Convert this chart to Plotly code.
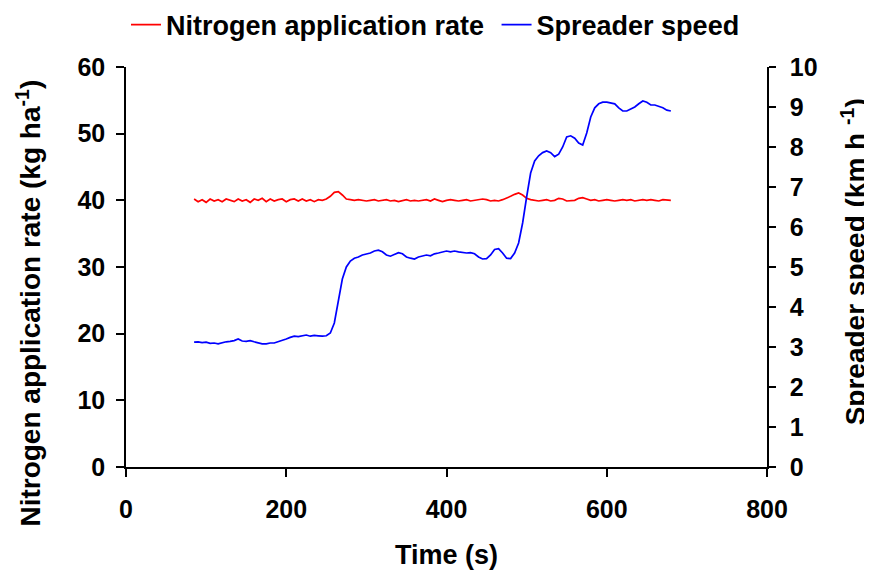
import plotly.graph_objects as go

time_s = [85, 90, 95, 100, 105, 110, 115, 120, 125, 130, 135, 140, 145, 150, 155, 160,
          165, 170, 175, 180, 185, 190, 195, 200, 205, 210, 215, 220, 225, 230, 235, 240,
          245, 250, 255, 260, 265, 270, 275, 280, 285, 290, 295, 300, 305, 310, 315, 320,
          325, 330, 335, 340, 345, 350, 355, 360, 365, 370, 375, 380, 385, 390, 395, 400,
          405, 410, 415, 420, 425, 430, 435, 440, 445, 450, 455, 460, 465, 470, 475, 480,
          485, 490, 495, 500, 505, 510, 515, 520, 525, 530, 535, 540, 545, 550, 555, 560,
          565, 570, 575, 580, 585, 590, 595, 600, 605, 610, 615, 620, 625, 630, 635, 640,
          645, 650, 655, 660, 665, 670, 675, 680]

nitrogen_rate = [40.2, 39.8, 40.1, 39.7, 40.2, 39.9, 40.1, 39.8, 40.2, 40.0, 39.8, 40.2,
                 39.9, 40.1, 39.7, 40.2, 40.0, 40.3, 39.8, 40.2, 39.9, 40.1, 40.2, 39.8,
                 40.1, 40.2, 39.9, 40.2, 39.9, 40.1, 39.8, 40.1, 40.0, 40.2, 40.6, 41.2,
                 41.3, 40.8, 40.2, 40.1, 40.0, 40.1, 40.0, 39.9, 40.0, 40.1, 39.9, 40.0,
                 40.1, 39.9, 40.0, 39.8, 40.0, 40.1, 39.9, 40.0, 39.9, 40.0, 40.1, 39.9,
                 40.2, 40.0, 39.8, 40.0, 40.1, 40.0, 39.9, 40.0, 40.1, 39.9, 40.0, 40.1,
                 40.2, 40.1, 39.9, 40.0, 39.9, 40.1, 40.3, 40.6, 40.9, 41.1, 40.8, 40.3,
                 40.1, 40.0, 39.9, 40.0, 40.1, 39.9, 40.0, 40.3, 40.2, 39.9, 39.9, 40.0,
                 40.3, 40.4, 40.2, 40.0, 40.1, 39.9, 40.0, 40.1, 40.0, 39.9, 40.0, 40.1,
                 40.0, 40.1, 39.9, 40.0, 40.1, 40.0, 40.1, 40.0, 39.9, 40.1, 40.0, 40.0]

spreader_speed = [3.12, 3.13, 3.11, 3.12, 3.09, 3.10, 3.08, 3.11, 3.13, 3.14, 3.16, 3.20,
                  3.15, 3.14, 3.16, 3.13, 3.11, 3.08, 3.08, 3.10, 3.10, 3.13, 3.17, 3.20,
                  3.24, 3.27, 3.26, 3.28, 3.30, 3.27, 3.29, 3.28, 3.27, 3.28, 3.35, 3.60,
                  4.20, 4.70, 5.00, 5.15, 5.22, 5.25, 5.30, 5.32, 5.35, 5.40, 5.42, 5.38,
                  5.30, 5.27, 5.32, 5.36, 5.33, 5.25, 5.22, 5.20, 5.25, 5.27, 5.30, 5.28,
                  5.33, 5.35, 5.37, 5.40, 5.38, 5.40, 5.38, 5.37, 5.35, 5.36, 5.33, 5.25,
                  5.20, 5.21, 5.30, 5.44, 5.46, 5.35, 5.22, 5.21, 5.35, 5.60, 6.10, 6.75,
                  7.35, 7.65, 7.78, 7.86, 7.90, 7.86, 7.76, 7.82, 8.00, 8.25, 8.28, 8.22,
                  8.10, 8.05, 8.35, 8.75, 8.98, 9.08, 9.12, 9.12, 9.10, 9.08, 8.98, 8.90,
                  8.90, 8.95, 9.00, 9.08, 9.15, 9.12, 9.05, 9.05, 9.02, 8.98, 8.92, 8.90]

FONT = "Liberation Sans, Arial, sans-serif"
titlefont = dict(family=FONT, size=28, color="black", weight=700)
xtitlefont = dict(family=FONT, size=27, color="black", weight=700)
legfont = dict(family=FONT, size=27, color="black", weight=700)
tickfont = dict(family=FONT, size=25, color="black", weight=700)

fig = go.Figure()
fig.add_trace(go.Scatter(x=time_s, y=nitrogen_rate, mode="lines",
                         name="Nitrogen application rate\u00a0",
                         line=dict(color="#ff0000", width=1.7)))
fig.add_trace(go.Scatter(x=time_s, y=spreader_speed, mode="lines",
                         name="Spreader speed", yaxis="y2",
                         line=dict(color="#0000ff", width=1.7)))

# page body has an 8px margin, so the figure is 8px smaller than the window
fig.update_layout(
    width=864, height=566,
    margin=dict(l=118, r=105, t=59, b=107),
    plot_bgcolor="white", paper_bgcolor="white",
    showlegend=True,
    legend=dict(orientation="h", x=0.0, xanchor="left", xref="paper",
                y=0.970, yanchor="middle", yref="container",
                font=legfont, itemwidth=30, bgcolor="rgba(0,0,0,0)"),
    xaxis=dict(range=[0, 800], tickvals=[0, 200, 400, 600, 800], showgrid=False,
               zeroline=False, showline=True, linecolor="black", linewidth=1.5,
               ticks="outside", ticklen=8, tickwidth=1.5, tickcolor="black",
               tickfont=tickfont, ticklabelstandoff=11, automargin=False,
               title=dict(text="Time (s)", font=xtitlefont, standoff=23)),
    yaxis=dict(range=[0, 60], tickvals=[0, 10, 20, 30, 40, 50, 60], showgrid=False,
               zeroline=False, showline=True, linecolor="black", linewidth=1.5,
               ticks="outside", ticklen=8, tickwidth=1.5, tickcolor="black",
               tickfont=tickfont, ticklabelstandoff=6, automargin=False),
    yaxis2=dict(range=[0, 10], tickvals=list(range(0, 11)), overlaying="y", side="right",
                anchor="x", showgrid=False, zeroline=False, showline=True,
                linecolor="black", linewidth=1.5, ticks="outside", ticklen=7,
                tickwidth=1.5, tickcolor="black", tickfont=tickfont,
                ticklabelstandoff=9, automargin=False),
    yaxis3=dict(range=[0, 10], tickvals=list(range(0, 11)), overlaying="y", side="right",
                anchor="x", showgrid=False, zeroline=False, showline=False,
                ticks="inside", ticklen=7, tickwidth=1.5, tickcolor="black",
                showticklabels=False, automargin=False),
    annotations=[
        dict(text="Nitrogen application rate (kg ha<sup>-1</sup>)", textangle=-90,
             xref="paper", yref="paper", x=-0.152, y=0.41, xanchor="center",
             yanchor="middle", showarrow=False, font=titlefont),
        dict(text="Spreader speed (km h <sup>-1</sup>)", textangle=-90,
             xref="paper", yref="paper", x=1.135, y=0.513, xanchor="center",
             yanchor="middle", showarrow=False, font=titlefont),
    ],
)

fig.write_html("out.html")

-*-*-

Every line above should be repeated exactly; pictures stay out of the copy.

Convert this chart to Plotly code.
import plotly.graph_objects as go

time_s = [85, 90, 95, 100, 105, 110, 115, 120, 125, 130, 135, 140, 145, 150, 155, 160,
          165, 170, 175, 180, 185, 190, 195, 200, 205, 210, 215, 220, 225, 230, 235, 240,
          245, 250, 255, 260, 265, 270, 275, 280, 285, 290, 295, 300, 305, 310, 315, 320,
          325, 330, 335, 340, 345, 350, 355, 360, 365, 370, 375, 380, 385, 390, 395, 400,
          405, 410, 415, 420, 425, 430, 435, 440, 445, 450, 455, 460, 465, 470, 475, 480,
          485, 490, 495, 500, 505, 510, 515, 520, 525, 530, 535, 540, 545, 550, 555, 560,
          565, 570, 575, 580, 585, 590, 595, 600, 605, 610, 615, 620, 625, 630, 635, 640,
          645, 650, 655, 660, 665, 670, 675, 680]

nitrogen_rate = [40.2, 39.8, 40.1, 39.7, 40.2, 39.9, 40.1, 39.8, 40.2, 40.0, 39.8, 40.2,
                 39.9, 40.1, 39.7, 40.2, 40.0, 40.3, 39.8, 40.2, 39.9, 40.1, 40.2, 39.8,
                 40.1, 40.2, 39.9, 40.2, 39.9, 40.1, 39.8, 40.1, 40.0, 40.2, 40.6, 41.2,
                 41.3, 40.8, 40.2, 40.1, 40.0, 40.1, 40.0, 39.9, 40.0, 40.1, 39.9, 40.0,
                 40.1, 39.9, 40.0, 39.8, 40.0, 40.1, 39.9, 40.0, 39.9, 40.0, 40.1, 39.9,
                 40.2, 40.0, 39.8, 40.0, 40.1, 40.0, 39.9, 40.0, 40.1, 39.9, 40.0, 40.1,
                 40.2, 40.1, 39.9, 40.0, 39.9, 40.1, 40.3, 40.6, 40.9, 41.1, 40.8, 40.3,
                 40.1, 40.0, 39.9, 40.0, 40.1, 39.9, 40.0, 40.3, 40.2, 39.9, 39.9, 40.0,
                 40.3, 40.4, 40.2, 40.0, 40.1, 39.9, 40.0, 40.1, 40.0, 39.9, 40.0, 40.1,
                 40.0, 40.1, 39.9, 40.0, 40.1, 40.0, 40.1, 40.0, 39.9, 40.1, 40.0, 40.0]

spreader_speed = [3.12, 3.13, 3.11, 3.12, 3.09, 3.10, 3.08, 3.11, 3.13, 3.14, 3.16, 3.20,
                  3.15, 3.14, 3.16, 3.13, 3.11, 3.08, 3.08, 3.10, 3.10, 3.13, 3.17, 3.20,
                  3.24, 3.27, 3.26, 3.28, 3.30, 3.27, 3.29, 3.28, 3.27, 3.28, 3.35, 3.60,
                  4.20, 4.70, 5.00, 5.15, 5.22, 5.25, 5.30, 5.32, 5.35, 5.40, 5.42, 5.38,
                  5.30, 5.27, 5.32, 5.36, 5.33, 5.25, 5.22, 5.20, 5.25, 5.27, 5.30, 5.28,
                  5.33, 5.35, 5.37, 5.40, 5.38, 5.40, 5.38, 5.37, 5.35, 5.36, 5.33, 5.25,
                  5.20, 5.21, 5.30, 5.44, 5.46, 5.35, 5.22, 5.21, 5.35, 5.60, 6.10, 6.75,
                  7.35, 7.65, 7.78, 7.86, 7.90, 7.86, 7.76, 7.82, 8.00, 8.25, 8.28, 8.22,
                  8.10, 8.05, 8.35, 8.75, 8.98, 9.08, 9.12, 9.12, 9.10, 9.08, 8.98, 8.90,
                  8.90, 8.95, 9.00, 9.08, 9.15, 9.12, 9.05, 9.05, 9.02, 8.98, 8.92, 8.90]

FONT = "Liberation Sans, Arial, sans-serif"
titlefont = dict(family=FONT, size=28, color="black", weight=700)
xtitlefont = dict(family=FONT, size=27, color="black", weight=700)
legfont = dict(family=FONT, size=27, color="black", weight=700)
tickfont = dict(family=FONT, size=25, color="black", weight=700)

fig = go.Figure()
fig.add_trace(go.Scatter(x=time_s, y=nitrogen_rate, mode="lines",
                         name="Nitrogen application rate\u00a0",
                         line=dict(color="#ff0000", width=1.7)))
fig.add_trace(go.Scatter(x=time_s, y=spreader_speed, mode="lines",
                         name="Spreader speed", yaxis="y2",
                         line=dict(color="#0000ff", width=1.7)))

# page body has an 8px margin, so the figure is 8px smaller than the window
fig.update_layout(
    width=864, height=566,
    margin=dict(l=118, r=105, t=59, b=107),
    plot_bgcolor="white", paper_bgcolor="white",
    showlegend=True,
    legend=dict(orientation="h", x=0.0, xanchor="left", xref="paper",
                y=0.970, yanchor="middle", yref="container",
                font=legfont, itemwidth=30, bgcolor="rgba(0,0,0,0)"),
    xaxis=dict(range=[0, 800], tickvals=[0, 200, 400, 600, 800], showgrid=False,
               zeroline=False, showline=True, linecolor="black", linewidth=1.5,
               ticks="outside", ticklen=8, tickwidth=1.5, tickcolor="black",
               tickfont=tickfont, ticklabelstandoff=11, automargin=False,
               title=dict(text="Time (s)", font=xtitlefont, standoff=23)),
    yaxis=dict(range=[0, 60], tickvals=[0, 10, 20, 30, 40, 50, 60], showgrid=False,
               zeroline=False, showline=True, linecolor="black", linewidth=1.5,
               ticks="outside", ticklen=8, tickwidth=1.5, tickcolor="black",
               tickfont=tickfont, ticklabelstandoff=6, automargin=False),
    yaxis2=dict(range=[0, 10], tickvals=list(range(0, 11)), overlaying="y", side="right",
                anchor="x", showgrid=False, zeroline=False, showline=True,
                linecolor="black", linewidth=1.5, ticks="outside", ticklen=7,
                tickwidth=1.5, tickcolor="black", tickfont=tickfont,
                ticklabelstandoff=9, automargin=False),
    yaxis3=dict(range=[0, 10], tickvals=list(range(0, 11)), overlaying="y", side="right",
                anchor="x", showgrid=False, zeroline=False, showline=False,
                ticks="inside", ticklen=7, tickwidth=1.5, tickcolor="black",
                showticklabels=False, automargin=False),
    annotations=[
        dict(text="Nitrogen application rate (kg ha<sup>-1</sup>)", textangle=-90,
             xref="paper", yref="paper", x=-0.152, y=0.41, xanchor="center",
             yanchor="middle", showarrow=False, font=titlefont),
        dict(text="Spreader speed (km h <sup>-1</sup>)", textangle=-90,
             xref="paper", yref="paper", x=1.135, y=0.513, xanchor="center",
             yanchor="middle", showarrow=False, font=titlefont),
    ],
)

fig.write_html("out.html")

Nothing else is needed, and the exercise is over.